La primera vez que intenté patinar sobre hielo tenía 15 años. Fue en Elche, durante una excursión con el colegio y con un desenlace estremecedor: un compi de curso se reventó la rodilla. Catacroc, sonó. No recuerdo cuánto tiempo usó muletas, pero fueron meses.
Volví a probar la experiencia en Helsinki. Fuimos varias veces durante mis primeros 18 meses en el país: con los Erasmus de mi cuadrilla, con mi novia, con amigos. Me di cuenta rápido de que ni era lo mío, ni nunca lo sería. Lograba dar vueltas a trompicones pero no sabía parar salvo impactando contra la valla o abrazando a quien tuviera delante. Eso último, especialmente en Finlandia, pues está mal visto. ¿Podría haber mejorado? Obviamente, sí. Pero no me divertía. El hielo no me llamaba.

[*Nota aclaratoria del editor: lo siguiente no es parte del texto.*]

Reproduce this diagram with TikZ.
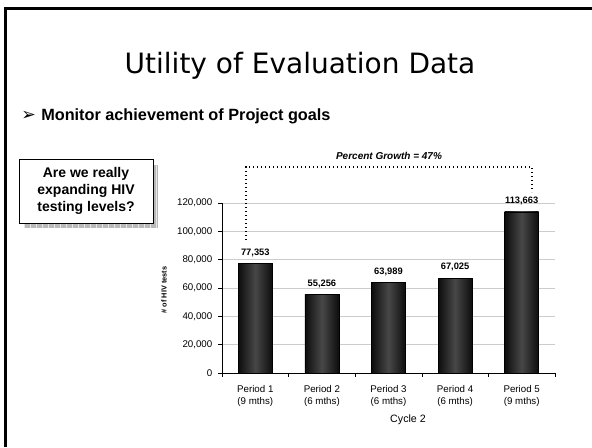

Ahora soy padre y a mi pequeña finlandesa le apetecía patinar ese día. Era un sábado de invierno sin planes así que tras rascar el parabrisas y jurar en arameo por la carretera traicionera -pudiendo hacer un erasmus en Nápoles o Niza me planté en Finlandia, etc.- llegamos a la pista municipal de Loviisa. No es un sitio bonito, la verdad. Es funcional. Y es cubierto, que se agradece: es como estar dentro de una nevera industrial, pero al menos no hace viento, que ya es algo. Y, además, durante algunas horas cada finde, es gratis. Que ya es algo más.
Nunca he podido ayudar a Leah con los deportes de invierno. Puedo hacer el numerito de la cabra con un trineo, sí. Pero el esquí de fondo, descenso, patinaje sobre hielo, eso lo llevo regular. Tirando a mal. Hago de chófer a donde haga falta, la acompaño y animo, pero a nivel de técnica o de ser un ejemplo a seguir, agua. O hielo. O sea, no.
Por lo tanto, más allá del orgullo paterno de ver a mi hija soltarse poco a poco, no me esperaba más alegrías aquella mañana gris de enero. Por muy cubierta que sea la pista municipal no deja de ser una nevera. Y si no patinas, y no te mueves, pues te enfrías. Lo dicho: acompañarla y animarla, pero vámonos pronto a por un croissant o una karjalanpiirakka, y un zumo de naranja, cariño.
Entonces las vi. Dos niñas, calculo que tendrían 12 o 13 años. Saltaron a la pista con elegancia y empezaron a deslizarse sobre el hielo con suavidad, ganando velocidad casi sin pretenderlo. Charlaban de sus cosas, ajenas a mi hija y al fulano que las observaba desde la barrera. Apenas se oía el roce de sus patines, parecían tan livianas que me pregunté si las cuchillas llegaban a marcar el hielo.
Iba a dejar de mirarlas cuando, de repente, sin amago ni previo aviso, la más alta de las dos, entre frase y frase, entre confidencia y sonrisa, despegó. En silencio, ni aspavientos. Cogió un leve impulso y se levantó del suelo. Flotó. Levitó. Rotó sobre sí misma, una vuelta entera, y aterrizó. Y siguió patinando al lado de su amiga. Como si nada.
Quizá duró menos de 1 segundo pero sentí que el tiempo se paraba. Fue hermoso, inesperado, tan espontáneo como ellas mismas. Fue un rayo de sol en pista cubierta. Ver a esa chiquilla desconocida flotar, tan despreocupada, grácil y ligera, con su coleta trazando un círculo perfecto… Por fin dejé de mirarlas. Mi propia finlandesa seguía navegando sobre el hielo, también ganando velocidad, algo tensa todavía, pero mejorando como solo los niños pueden hacerlo: por incrementos que a los adultos nos dan vértigo.
Dejé de mirar, sí, pero la imagen de esa niña suspendida en el aire, girando, ajena al mundo, al frío y al tiempo me acompañó durante todo el día. Un juego de niñas convertido en un fogonazo de gracia, de belleza.
Sospecho que para ella fue un gesto tan normal como para mí, a su edad, era dar una voltereta desde el trampolín de la piscina. No crecí aquí, y a veces se me olvida. Pero creo que es para bien: me permite descubrir renglones dorados en la página menos pensada. Renglones que para mis amigos Nórdicos no son más que notas a pie de página. Y creedme, viene bien. Es alentador saber que uno puede encontrarse algo tan hermoso, por efímero que sea, incluso dentro de una nevera industrial.